The problem is that stocks trading on foreign exchanges that don’t have the same reporting standards or data providers as the U.S.
In these cases, international investors are limited to using specific stock screeners for these particular markets or manually screening for stocks using Microsoft Excel and similar tools. Emerging markets and frontier markets in particular usually have limited access.
In this article, we’ll take a look at how to screen for ADRs as well as how to screen for companies in both developed and developing markets.
Screening for ADRs
ADRs provide U.S. investors with the easiest way to gain exposure to foreign markets. By purchasing a bulk lot of foreign securities, U.S. financial institutions bundle and reissue them as ADRs on U.S. exchanges. These securities usually trade close to parity with the underlying foreign equity, although there are often disparities based on liquidity risks on either exchange.
Many ADRs are larger companies that make regular filings to the U.S. Securities and Exchange Commission (“SEC”), which means that stock screeners can access and parse the data relatively easily.
As a result, many U.S. stock screeners have built-in support for ADRs and searching for them is as easy as searching for U.S. equities by putting in the desired criteria and reading through a list of results.
Screening in Developed Markets
Many developed markets have established standardized rules and data requirements that have made stock screeners widely available. For example, Canada’s Toronto Stock Exchange (“TSX”) provides its own stock screener that includes broad access to Canadian equities. The only exceptions tend to be smaller and illiquid securities trading on pink sheet or other over-the-counter exchanges.
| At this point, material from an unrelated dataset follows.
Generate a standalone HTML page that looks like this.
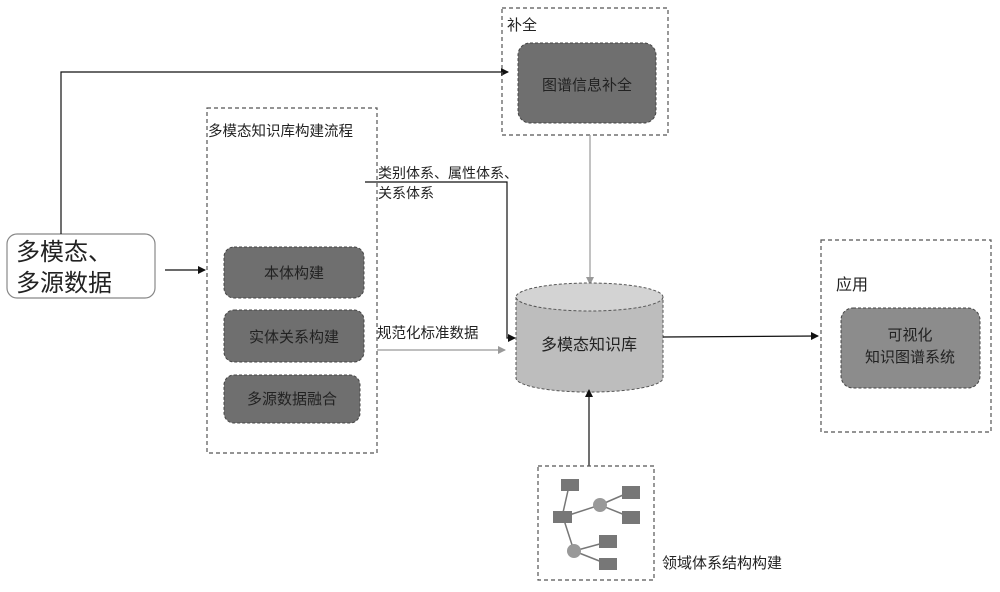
<!DOCTYPE html>
<html><head><meta charset="utf-8"><style>
body{margin:0;background:#fff}
text{font-family:"Liberation Sans","Noto Sans CJK SC",sans-serif;fill:#222}
</style></head><body>
<svg width="1000" height="587" viewBox="0 0 1000 587" xmlns="http://www.w3.org/2000/svg">
<defs>
<marker id="a" markerWidth="8" markerHeight="8" refX="7" refY="4" orient="auto" markerUnits="userSpaceOnUse"><path d="M0,0 L8,4 L0,8 z" fill="#111"/></marker>
<marker id="g" markerWidth="8" markerHeight="8" refX="7" refY="4" orient="auto" markerUnits="userSpaceOnUse"><path d="M0,0 L8,4 L0,8 z" fill="#999"/></marker>
</defs>
<!-- source -->
<rect x="7" y="234" width="148" height="64" rx="10" fill="#fff" stroke="#888" stroke-width="1.2"/>
<text x="16" y="260" font-size="24">多模态、</text>
<text x="16" y="291" font-size="24">多源数据</text>
<polyline points="61,234 61,72 508,72" fill="none" stroke="#111" stroke-width="1.2" marker-end="url(#a)"/>
<line x1="165" y1="270" x2="205" y2="270" stroke="#111" stroke-width="1.2" marker-end="url(#a)"/>
<!-- completion -->
<rect x="502" y="8" width="166" height="127" fill="none" stroke="#555" stroke-width="1.2" stroke-dasharray="4,3"/>
<text x="507" y="30" font-size="15">补全</text>
<rect x="518" y="43" width="138" height="80" rx="12" fill="#6f6f6f" stroke="#444" stroke-dasharray="3,2"/>
<text x="587" y="90" font-size="15" text-anchor="middle">图谱信息补全</text>
<line x1="590" y1="135" x2="590" y2="284" stroke="#999" stroke-width="1.2" marker-end="url(#g)"/>
<!-- flow -->
<rect x="207" y="108" width="170" height="345" fill="none" stroke="#555" stroke-width="1.2" stroke-dasharray="4,3"/>
<text x="208" y="136" font-size="14.5">多模态知识库构建流程</text>
<rect x="224" y="247" width="140" height="51" rx="10" fill="#6f6f6f" stroke="#444" stroke-dasharray="3,2"/>
<text x="294" y="278" font-size="15" text-anchor="middle">本体构建</text>
<rect x="224" y="310" width="140" height="52" rx="10" fill="#6f6f6f" stroke="#444" stroke-dasharray="3,2"/>
<text x="294" y="342" font-size="15" text-anchor="middle">实体关系构建</text>
<rect x="224" y="375" width="136" height="48" rx="10" fill="#6f6f6f" stroke="#444" stroke-dasharray="3,2"/>
<text x="292" y="404" font-size="15" text-anchor="middle">多源数据融合</text>
<text x="378" y="178" font-size="14">类别体系、属性体系、</text>
<text x="378" y="198" font-size="14">关系体系</text>
<polyline points="365,182 507,182 507,338 515,338" fill="none" stroke="#111" stroke-width="1.2" marker-end="url(#a)"/>
<text x="377" y="338" font-size="14.5">规范化标准数据</text>
<line x1="377" y1="350" x2="505" y2="350" stroke="#999" stroke-width="1.2" marker-end="url(#g)"/>
<!-- cylinder -->
<path d="M516,297 L516,378 A73,14 0 0 0 663,378 L663,297" fill="#bdbdbd" stroke="#555" stroke-dasharray="3,2"/>
<ellipse cx="589.5" cy="297" rx="73.5" ry="14" fill="#d3d3d3" stroke="#555" stroke-dasharray="3,2"/>
<text x="589" y="350" font-size="16" text-anchor="middle">多模态知识库</text>
<line x1="663" y1="337" x2="818" y2="336" stroke="#111" stroke-width="1.2" marker-end="url(#a)"/>
<!-- app -->
<rect x="821" y="240" width="170" height="192" fill="none" stroke="#555" stroke-width="1.2" stroke-dasharray="4,3"/>
<text x="836" y="290" font-size="16">应用</text>
<rect x="841" y="308" width="139" height="80" rx="12" fill="#8c8c8c" stroke="#444" stroke-dasharray="3,2"/>
<text x="910" y="340" font-size="15" text-anchor="middle">可视化</text>
<text x="910" y="362" font-size="15" text-anchor="middle">知识图谱系统</text>
<!-- domain -->
<line x1="589" y1="466" x2="589" y2="390" stroke="#111" stroke-width="1.2" marker-end="url(#a)"/>
<rect x="538" y="466" width="116" height="114" fill="none" stroke="#555" stroke-width="1.2" stroke-dasharray="4,3"/>
<text x="662" y="568" font-size="15">领域体系结构构建</text>
<g stroke="#777" stroke-width="1.5">
<line x1="569" y1="486" x2="562" y2="517"/><line x1="563" y1="517" x2="600" y2="505"/>
<line x1="600" y1="505" x2="630" y2="492"/><line x1="600" y1="505" x2="630" y2="517"/>
<line x1="563" y1="517" x2="574" y2="551"/><line x1="574" y1="551" x2="607" y2="542"/><line x1="574" y1="551" x2="607" y2="564"/>
</g>
<g fill="#777">
<rect x="561" y="479" width="18" height="12"/><rect x="553" y="511" width="19" height="12"/>
<rect x="622" y="486" width="18" height="13"/><rect x="622" y="511" width="18" height="13"/>
<rect x="599" y="535" width="18" height="13"/><rect x="599" y="558" width="18" height="12"/>
</g>
<g fill="#999"><circle cx="600" cy="505" r="7"/><circle cx="574" cy="551" r="7"/></g>
</svg>
</body></html>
Here are some stock screeners for developed markets:
- Canada. Many different stock screeners are available for the Canadian market, including those provided by organizations like TSX Money.
- Britain. Britain’s status as the second most popular market in the world means that a variety of screeners are available, such as Telegraph U.K.
International Stock Screeners
Many stock screeners are available that target both U.S. companies and international companies across many developed markets. While these screeners provide international investors with the ability to search a wide array of companies, it’s worth noting that they are usually not entirely comprehensive, especially when it comes to including smaller exchanges equivalent to the OTC markets in the U.S.
Some of the most popular international stock screeners include:
- Financial Times. Financial Times’ international stock screener makes it easy to identify investment opportunities by region or country, as well as by using a number of different criteria like industry or market capitalization.
- Reuters. Reuters’ international stock screener provides investors with the ability to screen a total of 114,224 different companies across a wide variety of different countries and markets.
- Morningstar. Morningstar provides an international stock screener available to members-only that searches across many different markets with an impress data set that’s among the most comprehensive available.
- Finviz. Finviz provides a free and easy to use international stock screener that searches across a number of different countries, including capabilities to search using both fundamental and technical data points.
Key Takeaway Points
- Stock screening tends to be a little more difficult in foreign markets, since financial data can be a little less reliable.
- Many ADRs and developed markets have easy-to-use stock screeners operated by news agencies or stock exchanges.
- International stock screeners can be used to search across many different countries at once with the exception of smaller companies.